The election will be subject to any other applicable qualification requirements, will be treated as a new annuity starting date, and will be made in accordance with all Plan rules regarding elections of forms of benefit.

  (g)   If an Employee or beneficiary is entitled to an unpredictable contingent event benefit with respect to any event occurring during any Plan Year, the unpredictable contingent event benefit will not be provided to the Employee or beneficiary if the Plan’s adjusted funding target attainment percentage for the Plan Year is less than 60 percent or would be less than 60 percent taking into account the occurrence; provided, however, that the unpredictable contingent event will become payable if and when the Plan meets the exemption under Code section 436(b)(2).  

For purposes of this Section, the terms “adjusted funding target attainment percentage,” “prohibited payment,” “unpredictable contingent event benefit,” “unrestricted portion of the benefit,” and “restricted portion of the benefit” will have the meanings given under Code section 436 and any applicable Internal Revenue Service guidance.

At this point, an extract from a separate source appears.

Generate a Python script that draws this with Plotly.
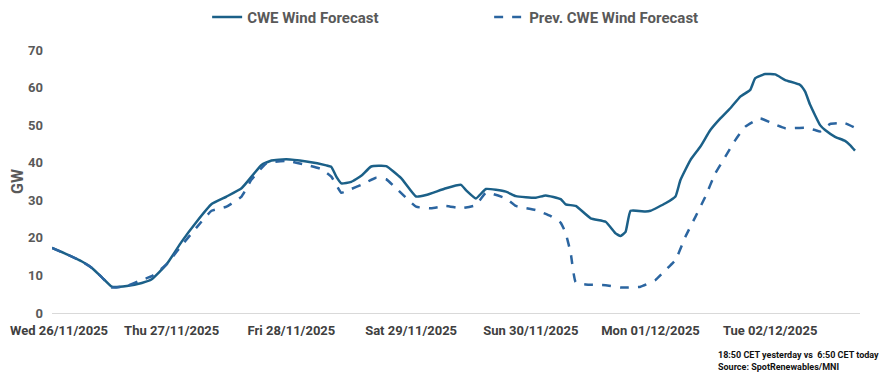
import pandas as pd
import plotly.graph_objects as go

# hours after Wed 26/11/2025 00:00 and GW values
cur_hours = [0, 3, 6, 8, 10, 12, 15, 18, 20, 23, 26, 29, 32, 35, 38, 40, 42, 44, 47, 51, 55, 56, 57, 58, 60, 62, 64, 67, 70, 73, 75, 79, 82, 83, 85, 87, 91, 93, 97, 99, 102, 103, 105, 108, 111, 113, 114, 115, 116, 119, 120, 123, 125, 126, 128, 130, 132, 134, 136, 138, 140, 141, 143, 145, 147, 150, 151, 152, 154, 155, 157, 159, 160, 161]
cur_vals = [17.3, 15.6, 13.7, 12.0, 9.5, 7.0, 7.2, 8.0, 9.0, 13.0, 19.0, 24.3, 29.0, 31.0, 33.2, 36.3, 39.4, 40.6, 40.9, 40.3, 39.3, 38.9, 36.3, 34.5, 34.9, 36.5, 39.0, 39.1, 35.9, 31.0, 31.4, 33.2, 34.1, 32.7, 30.5, 33.0, 32.3, 31.1, 30.7, 31.3, 30.3, 28.9, 28.5, 25.2, 24.3, 21.2, 20.5, 21.6, 27.2, 27.0, 27.2, 29.2, 31.0, 35.4, 40.7, 44.3, 48.7, 51.8, 54.5, 57.6, 59.4, 62.5, 63.6, 63.5, 62.0, 60.7, 58.9, 55.4, 50.0, 48.7, 46.9, 45.8, 44.7, 43.2]

prev_hours = [0, 3, 6, 8, 10, 12, 15, 18, 20, 23, 26, 29, 32, 35, 38, 40, 43, 47, 51, 54, 56, 57, 58, 60, 62, 65, 67, 69, 73, 76, 79, 82, 85, 87, 91, 93, 97, 100, 102, 103, 104, 105, 107, 111, 114, 118, 121, 123, 125, 127, 129, 131, 133, 135, 137, 139, 142, 144, 147, 151, 153, 154, 156, 159, 161]
prev_vals = [17.3, 15.6, 13.7, 12.0, 9.5, 6.8, 7.2, 8.8, 9.8, 13.0, 18.0, 22.8, 27.2, 28.3, 31.0, 35.5, 39.8, 40.5, 39.4, 38.3, 36.3, 34.1, 32.0, 33.0, 34.1, 36.0, 35.6, 33.2, 28.3, 27.9, 28.5, 27.9, 28.7, 32.0, 30.5, 28.5, 27.4, 25.8, 24.0, 21.2, 15.9, 8.2, 7.6, 7.4, 6.8, 7.0, 8.8, 11.4, 14.1, 20.3, 25.6, 31.0, 37.2, 41.6, 46.0, 49.6, 51.8, 50.7, 49.2, 49.3, 48.7, 48.3, 50.3, 50.5, 49.3]

day_ticks = ["2025-11-26", "2025-11-27", "2025-11-28", "2025-11-29", "2025-11-30", "2025-12-01", "2025-12-02"]
y_ticks = [0, 10, 20, 30, 40, 50, 60, 70]

start = pd.Timestamp("2025-11-26 00:00")
cur_x = [start + pd.Timedelta(hours=h) for h in cur_hours]
prev_x = [start + pd.Timedelta(hours=h) for h in prev_hours]

FONT = "Roboto, Liberation Sans, sans-serif"
GREY = "#595959"

fig = go.Figure()
fig.add_trace(go.Scatter(x=cur_x, y=cur_vals, mode="lines", name="CWE Wind Forecast",
                         line=dict(color="#1b6088", width=2.5, shape="spline", smoothing=0.4)))
fig.add_trace(go.Scatter(x=prev_x, y=prev_vals, mode="lines", name="Prev. CWE Wind Forecast",
                         line=dict(color="#2b65a0", width=2.5, dash="dash", shape="spline", smoothing=0.4)))

tick_text = [pd.Timestamp(d).strftime("%a %d/%m/%Y") for d in day_ticks]
tick_text_shown = [""] + tick_text[1:]

fig.update_layout(
    width=887, height=371,
    margin=dict(l=44, r=35, t=42, b=66, autoexpand=False),
    paper_bgcolor="white", plot_bgcolor="white",
    font=dict(family=FONT, color=GREY),
    showlegend=True,
    legend=dict(orientation="h", x=0.192, y=1.125, xanchor="left", yanchor="middle",
                entrywidth=237, entrywidthmode="pixels",
                font=dict(size=15, color=GREY, family=FONT, weight="bold")),
    xaxis=dict(
        type="date",
        range=[start, start + pd.Timedelta(hours=162)],
        tickvals=day_ticks, ticktext=tick_text_shown,
        showgrid=False, zeroline=False,
        showline=True, linecolor="#d9d9d9", linewidth=1,
        ticks="", ticklabelstandoff=5,
        tickfont=dict(size=13, color="#404040", family=FONT, weight="bold"),
    ),
    yaxis=dict(
        range=[0, 70], tickvals=y_ticks,
        showgrid=False, zeroline=False, showline=False, ticks="",
        tickfont=dict(size=13, color=GREY, family=FONT, weight="bold"),
        ticklabelstandoff=8,
        title=dict(text="GW", font=dict(size=16, color=GREY, family=FONT, weight="bold"), standoff=12),
    ),
)

fig.add_annotation(x=0, xref="paper", xanchor="left", xshift=-44,
                   y=0, yref="paper", yanchor="top", yshift=-8,
                   text=tick_text[0], showarrow=False,
                   font=dict(size=13, color="#404040", family=FONT, weight="bold"))
fig.add_annotation(x=1, xref="paper", xanchor="left", xshift=-144,
                   y=0, yref="paper", yanchor="top", yshift=-35, align="left",
                   text="18:50 CET yesterday vs  6:50 CET today<br>Source: SpotRenewables/MNI",
                   showarrow=False,
                   font=dict(size=9, color="#111111", family=FONT, weight="bold"))

fig.write_html("out.html")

If the provisions of this Section 9.02 or any part thereof cease to be required by law as a result of subsequent legislation or otherwise, this Section or any applicable part thereof will be ineffective without the necessity of further amendments to the Plan.

Guidant Corporation has caused this Second Amendment of The Guidant Retirement Plan to be executed by its duly authorized officer on this        day of      , 2009.